EXERCISE TASK: Reproduce the material below line by line, beginning with its first line and ending with the line that contains "(pb.-47) -- (rb2);"; leave out pictures.

-- DATASET SECTION start --

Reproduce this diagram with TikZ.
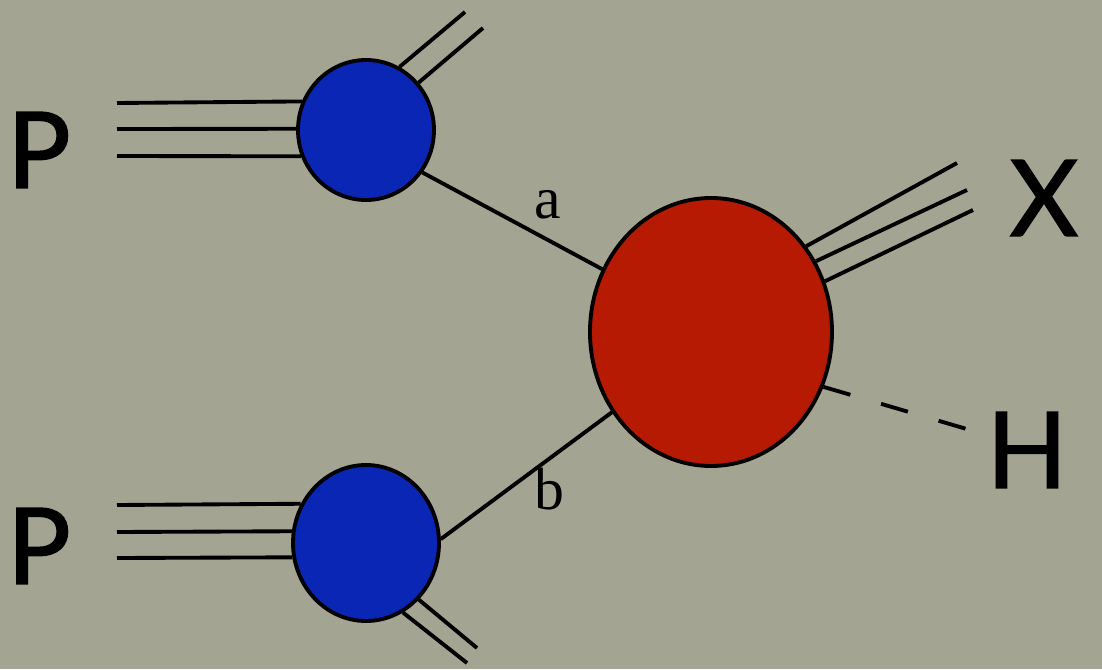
\documentclass[tikz,border=0pt]{standalone}
\usepackage{fontspec}
\usetikzlibrary{shapes.geometric}
\newfontfamily\labelfont[FakeBold=1.6]{Lato}
\newfontfamily\seriflabel{Liberation Serif}
\definecolor{bgcol}{RGB}{164,164,146}
\definecolor{blobblue}{RGB}{10,38,180}
\definecolor{blobred}{RGB}{182,26,2}
\tikzset{
  blob/.style={ellipse, draw=black, line width=1.1pt, inner sep=0pt},
  leg/.style={line width=1.1pt, draw=black},
  biglabel/.style={font=\labelfont\fontsize{30}{36}\selectfont, inner sep=0pt},
  smalllabel/.style={font=\seriflabel\fontsize{17}{20}\selectfont, inner sep=0pt},
  dashleg/.style={line width=1.1pt, draw=black, dash pattern=on 0.28cm off 0.32cm}
}
\begin{document}
\begin{tikzpicture}
\fill[bgcol] (0,0) rectangle (11.02,6.69);
\useasboundingbox (0,0) rectangle (11.02,6.69);

% blobs
\node[blob, fill=blobblue, minimum width=1.36cm, minimum height=1.40cm] (pa) at (3.66,5.39) {};
\node[blob, fill=blobblue, minimum width=1.46cm, minimum height=1.56cm] (pb) at (3.66,1.26) {};
\node[blob, fill=blobred, minimum width=2.42cm, minimum height=2.68cm] (hard) at (7.11,3.37) {};

% labels
\node[biglabel] (P1) at (0.39,5.19) {P};
\node[biglabel] (P2) at (0.39,1.23) {P};
\node[biglabel] (X) at (10.44,4.71) {X};
\node[biglabel] (H) at (10.27,2.19) {H};

% free ends
\coordinate (pa1) at (1.17,5.66);
\coordinate (pa2) at (1.17,5.40);
\coordinate (pa3) at (1.17,5.13);
\coordinate (pb1) at (1.17,1.64);
\coordinate (pb2) at (1.17,1.37);
\coordinate (pb3) at (1.17,1.11);
\coordinate (ra1) at (4.65,6.57);
\coordinate (ra2) at (4.83,6.41);
\coordinate (rb1) at (4.67,0.06);
\coordinate (rb2) at (4.77,0.21);
\coordinate (x1) at (9.57,5.06);
\coordinate (x2) at (9.67,4.79);
\coordinate (x3) at (9.73,4.59);
\coordinate (hend) at (9.70,2.39);

% incoming protons
\draw[leg] (pa1) -- (pa.156.7);
\draw[leg] (pa2) -- (pa.179.2);
\draw[leg] (pa3) -- (pa.202.4);
\draw[leg] (pb1) -- (pb.149.2);
\draw[leg] (pb2) -- (pb.171.3);
\draw[leg] (pb3) -- (pb.191.8);

% remnants
\draw[leg] (pa.62.7) -- (ra1);
\draw[leg] (pa.42.1) -- (ra2);
\draw[leg] (pb.-62.1) -- (rb1);
\draw[leg] (pb.-47) -- (rb2);

% partons
\draw[leg] (pa.-37) -- (hard.150) node[pos=0.70, anchor=base, yshift=0.22cm, smalllabel] (la) {a};
\draw[leg] (pb.3) -- (hard.219) node[pos=0.636, anchor=base, yshift=-0.51cm, smalllabel] (lb) {b};

% outgoing
\draw[leg] (hard.42.5) -- (x1);
\draw[leg] (hard.34.2) -- (x2);
\draw[leg] (hard.24.5) -- (x3);
\draw[dashleg] (hard.-26.6) -- (hend);
\end{tikzpicture}
\end{document}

-- DATASET SECTION end --

TASK ANSWER:
Reproduce this diagram with TikZ.
\documentclass[tikz,border=0pt]{standalone}
\usepackage{fontspec}
\usetikzlibrary{shapes.geometric}
\newfontfamily\labelfont[FakeBold=1.6]{Lato}
\newfontfamily\seriflabel{Liberation Serif}
\definecolor{bgcol}{RGB}{164,164,146}
\definecolor{blobblue}{RGB}{10,38,180}
\definecolor{blobred}{RGB}{182,26,2}
\tikzset{
  blob/.style={ellipse, draw=black, line width=1.1pt, inner sep=0pt},
  leg/.style={line width=1.1pt, draw=black},
  biglabel/.style={font=\labelfont\fontsize{30}{36}\selectfont, inner sep=0pt},
  smalllabel/.style={font=\seriflabel\fontsize{17}{20}\selectfont, inner sep=0pt},
  dashleg/.style={line width=1.1pt, draw=black, dash pattern=on 0.28cm off 0.32cm}
}
\begin{document}
\begin{tikzpicture}
\fill[bgcol] (0,0) rectangle (11.02,6.69);
\useasboundingbox (0,0) rectangle (11.02,6.69);

% blobs
\node[blob, fill=blobblue, minimum width=1.36cm, minimum height=1.40cm] (pa) at (3.66,5.39) {};
\node[blob, fill=blobblue, minimum width=1.46cm, minimum height=1.56cm] (pb) at (3.66,1.26) {};
\node[blob, fill=blobred, minimum width=2.42cm, minimum height=2.68cm] (hard) at (7.11,3.37) {};

% labels
\node[biglabel] (P1) at (0.39,5.19) {P};
\node[biglabel] (P2) at (0.39,1.23) {P};
\node[biglabel] (X) at (10.44,4.71) {X};
\node[biglabel] (H) at (10.27,2.19) {H};

% free ends
\coordinate (pa1) at (1.17,5.66);
\coordinate (pa2) at (1.17,5.40);
\coordinate (pa3) at (1.17,5.13);
\coordinate (pb1) at (1.17,1.64);
\coordinate (pb2) at (1.17,1.37);
\coordinate (pb3) at (1.17,1.11);
\coordinate (ra1) at (4.65,6.57);
\coordinate (ra2) at (4.83,6.41);
\coordinate (rb1) at (4.67,0.06);
\coordinate (rb2) at (4.77,0.21);
\coordinate (x1) at (9.57,5.06);
\coordinate (x2) at (9.67,4.79);
\coordinate (x3) at (9.73,4.59);
\coordinate (hend) at (9.70,2.39);

% incoming protons
\draw[leg] (pa1) -- (pa.156.7);
\draw[leg] (pa2) -- (pa.179.2);
\draw[leg] (pa3) -- (pa.202.4);
\draw[leg] (pb1) -- (pb.149.2);
\draw[leg] (pb2) -- (pb.171.3);
\draw[leg] (pb3) -- (pb.191.8);

% remnants
\draw[leg] (pa.62.7) -- (ra1);
\draw[leg] (pa.42.1) -- (ra2);
\draw[leg] (pb.-62.1) -- (rb1);
\draw[leg] (pb.-47) -- (rb2);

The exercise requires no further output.